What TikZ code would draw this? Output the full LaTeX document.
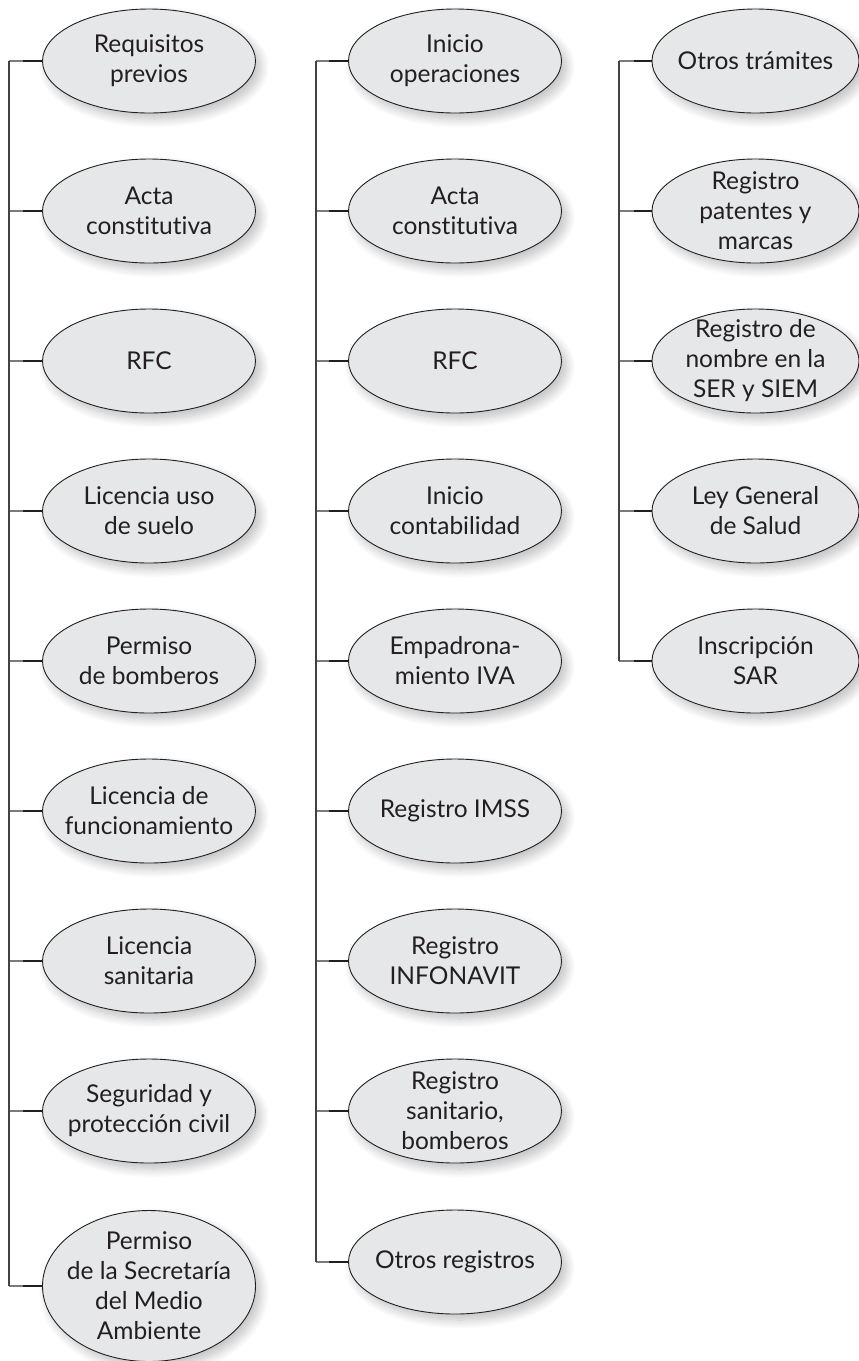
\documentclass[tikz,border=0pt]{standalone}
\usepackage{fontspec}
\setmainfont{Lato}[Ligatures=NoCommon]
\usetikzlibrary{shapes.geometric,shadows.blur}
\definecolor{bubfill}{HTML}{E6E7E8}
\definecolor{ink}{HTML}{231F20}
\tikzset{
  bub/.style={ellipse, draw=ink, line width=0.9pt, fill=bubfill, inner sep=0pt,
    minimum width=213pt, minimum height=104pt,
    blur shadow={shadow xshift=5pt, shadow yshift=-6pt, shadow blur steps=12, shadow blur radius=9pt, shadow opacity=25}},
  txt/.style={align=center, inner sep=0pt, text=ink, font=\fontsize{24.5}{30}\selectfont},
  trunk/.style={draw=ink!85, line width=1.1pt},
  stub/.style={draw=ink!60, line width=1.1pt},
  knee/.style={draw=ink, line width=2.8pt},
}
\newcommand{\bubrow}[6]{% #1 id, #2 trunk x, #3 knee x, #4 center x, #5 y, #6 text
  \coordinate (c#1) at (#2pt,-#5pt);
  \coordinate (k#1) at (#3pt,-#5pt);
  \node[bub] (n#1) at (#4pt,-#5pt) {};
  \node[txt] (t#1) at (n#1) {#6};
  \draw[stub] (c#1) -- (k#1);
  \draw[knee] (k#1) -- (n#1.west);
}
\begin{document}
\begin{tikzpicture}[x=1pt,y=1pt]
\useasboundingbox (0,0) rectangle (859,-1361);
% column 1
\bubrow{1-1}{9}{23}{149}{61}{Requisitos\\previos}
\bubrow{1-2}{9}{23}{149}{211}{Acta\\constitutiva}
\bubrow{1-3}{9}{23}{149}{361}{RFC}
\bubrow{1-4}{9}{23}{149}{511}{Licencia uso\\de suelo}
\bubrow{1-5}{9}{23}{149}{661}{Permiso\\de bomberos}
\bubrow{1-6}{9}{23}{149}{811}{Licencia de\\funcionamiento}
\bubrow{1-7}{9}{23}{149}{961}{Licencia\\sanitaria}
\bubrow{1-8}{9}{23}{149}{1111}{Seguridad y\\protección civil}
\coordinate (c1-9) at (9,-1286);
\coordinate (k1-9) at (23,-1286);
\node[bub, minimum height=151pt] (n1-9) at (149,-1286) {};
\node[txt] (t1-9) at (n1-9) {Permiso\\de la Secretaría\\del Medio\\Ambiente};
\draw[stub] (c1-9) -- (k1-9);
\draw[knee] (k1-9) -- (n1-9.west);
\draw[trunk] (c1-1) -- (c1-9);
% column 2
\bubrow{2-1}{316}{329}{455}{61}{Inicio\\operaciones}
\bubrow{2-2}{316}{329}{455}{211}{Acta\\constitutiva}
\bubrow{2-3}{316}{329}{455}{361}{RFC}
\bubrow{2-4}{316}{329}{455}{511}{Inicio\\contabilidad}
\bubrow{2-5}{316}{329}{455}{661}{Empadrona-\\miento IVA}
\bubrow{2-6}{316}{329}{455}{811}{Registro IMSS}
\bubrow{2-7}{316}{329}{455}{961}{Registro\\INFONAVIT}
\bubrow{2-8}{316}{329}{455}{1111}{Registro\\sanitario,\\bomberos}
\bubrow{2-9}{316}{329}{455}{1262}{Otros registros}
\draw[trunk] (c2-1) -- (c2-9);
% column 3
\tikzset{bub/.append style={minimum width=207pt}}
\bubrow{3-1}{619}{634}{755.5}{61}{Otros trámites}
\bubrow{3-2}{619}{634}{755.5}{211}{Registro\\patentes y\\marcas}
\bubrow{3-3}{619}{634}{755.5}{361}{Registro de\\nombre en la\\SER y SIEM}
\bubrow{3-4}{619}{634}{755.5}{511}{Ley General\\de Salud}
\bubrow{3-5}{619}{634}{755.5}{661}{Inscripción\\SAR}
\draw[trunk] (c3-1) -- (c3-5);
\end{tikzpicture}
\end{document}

-*-

# [What you need to do]
Locate the word "draw" in the data above. Copy every line carrying it.

# [Completed exercise]
What TikZ code would draw this? Output the full LaTeX document.
  bub/.style={ellipse, draw=ink, line width=0.9pt, fill=bubfill, inner sep=0pt,
  trunk/.style={draw=ink!85, line width=1.1pt},
  stub/.style={draw=ink!60, line width=1.1pt},
  knee/.style={draw=ink, line width=2.8pt},
  \draw[stub] (c#1) -- (k#1);
  \draw[knee] (k#1) -- (n#1.west);
\draw[stub] (c1-9) -- (k1-9);
\draw[knee] (k1-9) -- (n1-9.west);
\draw[trunk] (c1-1) -- (c1-9);
\draw[trunk] (c2-1) -- (c2-9);
\draw[trunk] (c3-1) -- (c3-5);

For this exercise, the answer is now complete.